Asia also asked them to ensure that anti-corruption enforcement was not used as a tool for political retaliation.
Addressing Tinubu directly, Asia urged the President to allow the courts to handle her husband’s case fairly and independently.
“To President Tinubu, I say this with respect and sorrow: history is rarely kind to leaders who allow power to wound the innocent in order to silence the inconvenient.
“A strong government does not fear a strong critic,” she said.
She called for El-Rufai to be given access to his lawyers, medical personnel and family while facing any credible allegations against him.
“If my husband is credibly accused, let him face the accusations with access to his legal team, his doctors and his family. Let the evidence speak in court, not through orchestrated leaks of falsehood,” she added.
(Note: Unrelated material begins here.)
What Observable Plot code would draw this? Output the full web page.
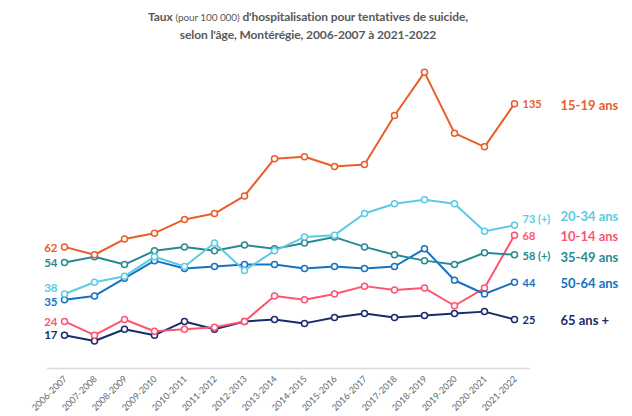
<!DOCTYPE html>
<html><head><meta charset="utf-8">
<script src="https://cdn.jsdelivr.net/npm/d3@7"></script>
<script src="https://cdn.jsdelivr.net/npm/@observablehq/plot@0.6"></script>
<style>
body{margin:0;background:#fff;font-family:Lato,sans-serif;}
#title{width:624px;height:45px;padding-top:8px;box-sizing:border-box;padding-right:8px;text-align:center;color:#595959;font-weight:bold;font-size:12px;line-height:18px;letter-spacing:-0.1px;}
#title .n{font-weight:normal;font-size:10px;}
</style></head>
<body>
<div id="title"><span>Taux <span class="n">(pour 100 000)</span> d'hospitalisation pour tentatives de suicide,</span><br><span>selon l'âge, Montérégie, 2006-2007 à 2021-2022</span></div>
<div id="chart"></div>
<script>
const periods = ["2006-2007","2007-2008","2008-2009","2009-2010","2010-2011","2011-2012","2012-2013","2013-2014","2014-2015","2015-2016","2016-2017","2017-2018","2018-2019","2019-2020","2020-2021","2021-2022"];
const names = ["15-19 ans","20-34 ans","10-14 ans","35-49 ans","50-64 ans","65 ans +"];
const s1519 = [62,58,66,69,76,79,88,107,108,103,104,129,151,120,113,135];
const s2034 = [38,44,47,57,52,64,50,60,67,68,79,84,86,84,70,73];
const s1014 = [24,17,25,19,20,21,24,37,35,38,42,40,41,32,41,68];
const s3549 = [54,57,53,60,62,60,63,61,64,67,62,58,55,53,59,58];
const s5064 = [35,37,46,55,51,52,53,53,51,52,51,52,61,45,38,44];
const s65   = [17,14,20,17,24,20,24,25,23,26,28,26,27,28,29,25];
const endTexts = ["135","73 (+)","68","58 (+)","44","25"];
const seriesValues = [s1519,s2034,s1014,s3549,s5064,s65];

// styles (colours and label nudges, in pixels)
const colors = ["#EA5D27","#5CCBE2","#FF5470","#278A91","#1672C2","#172D6B"];
const startDy = [1,-6,1,1,2,0];
const endDy = [1,-6,1,2,1,1];
const nameDy = [2,-8,2,3,2,1];
const drawOrder = [5,2,4,3,1,0];

const series = names.map((name,k)=>({name, color:colors[k], values:seriesValues[k],
  rows: periods.map((p,i)=>({period:p, value:seriesValues[k][i]}))}));

const marks = [Plot.ruleY([0],{stroke:"#dcdcdc",strokeWidth:1.5})];
for (const k of drawOrder) {
  const s = series[k];
  marks.push(Plot.lineY(s.rows,{x:"period",y:"value",stroke:s.color,strokeWidth:2}));
  marks.push(Plot.dot(s.rows,{x:"period",y:"value",r:3,fill:"white",stroke:s.color,strokeWidth:1.5}));
}
series.forEach((s,k)=>{
  const first = s.rows[0], last = s.rows[s.rows.length-1];
  marks.push(Plot.text([first],{x:"period",y:"value",text:d=>String(d.value),textAnchor:"end",dx:-7,dy:startDy[k],fill:s.color,fontSize:11.5,fontWeight:"bold"}));
  marks.push(Plot.text([last],{x:"period",y:"value",text:()=>endTexts[k],textAnchor:"start",dx:8,dy:endDy[k],fill:s.color,fontSize:11,fontWeight:"bold"}));
  marks.push(Plot.text([last],{x:"period",y:"value",text:()=>s.name,textAnchor:"start",dx:46,dy:nameDy[k],fill:s.color,fontSize:13,fontWeight:"bold"}));
});
marks.push(Plot.text(periods,{x:d=>d,y:0,text:d=>d,rotate:-45,textAnchor:"end",lineAnchor:"middle",dy:9,dx:1,fill:"#666666",fontSize:9}));

const chart = Plot.plot({
  width:632, height:371,
  marginLeft:47, marginRight:102, marginTop:19, marginBottom:48,
  x:{type:"point", domain:periods, range:[62,515], padding:0, axis:null},
  y:{domain:[0,155], axis:null},
  style:{fontFamily:"Lato, sans-serif", background:"white", overflow:"visible"},
  marks
});
document.getElementById("chart").appendChild(chart);
</script>
</body></html>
Asia concluded that the matter went beyond her husband’s personal circumstances and raised wider questions about judicial independence and equal protection under the law.
“Nigeria’s friends must understand that this case is larger than Nasir El-Rufai. It is about whether a citizen can fall out with power and still be protected by law.
“It is about whether courts will be places of justice or theatres of intimidation,” she said.
She maintained that she was not asking the international community to determine her husband’s innocence but to support the democratic principles of fairness, due process, humane treatment and equality before the law.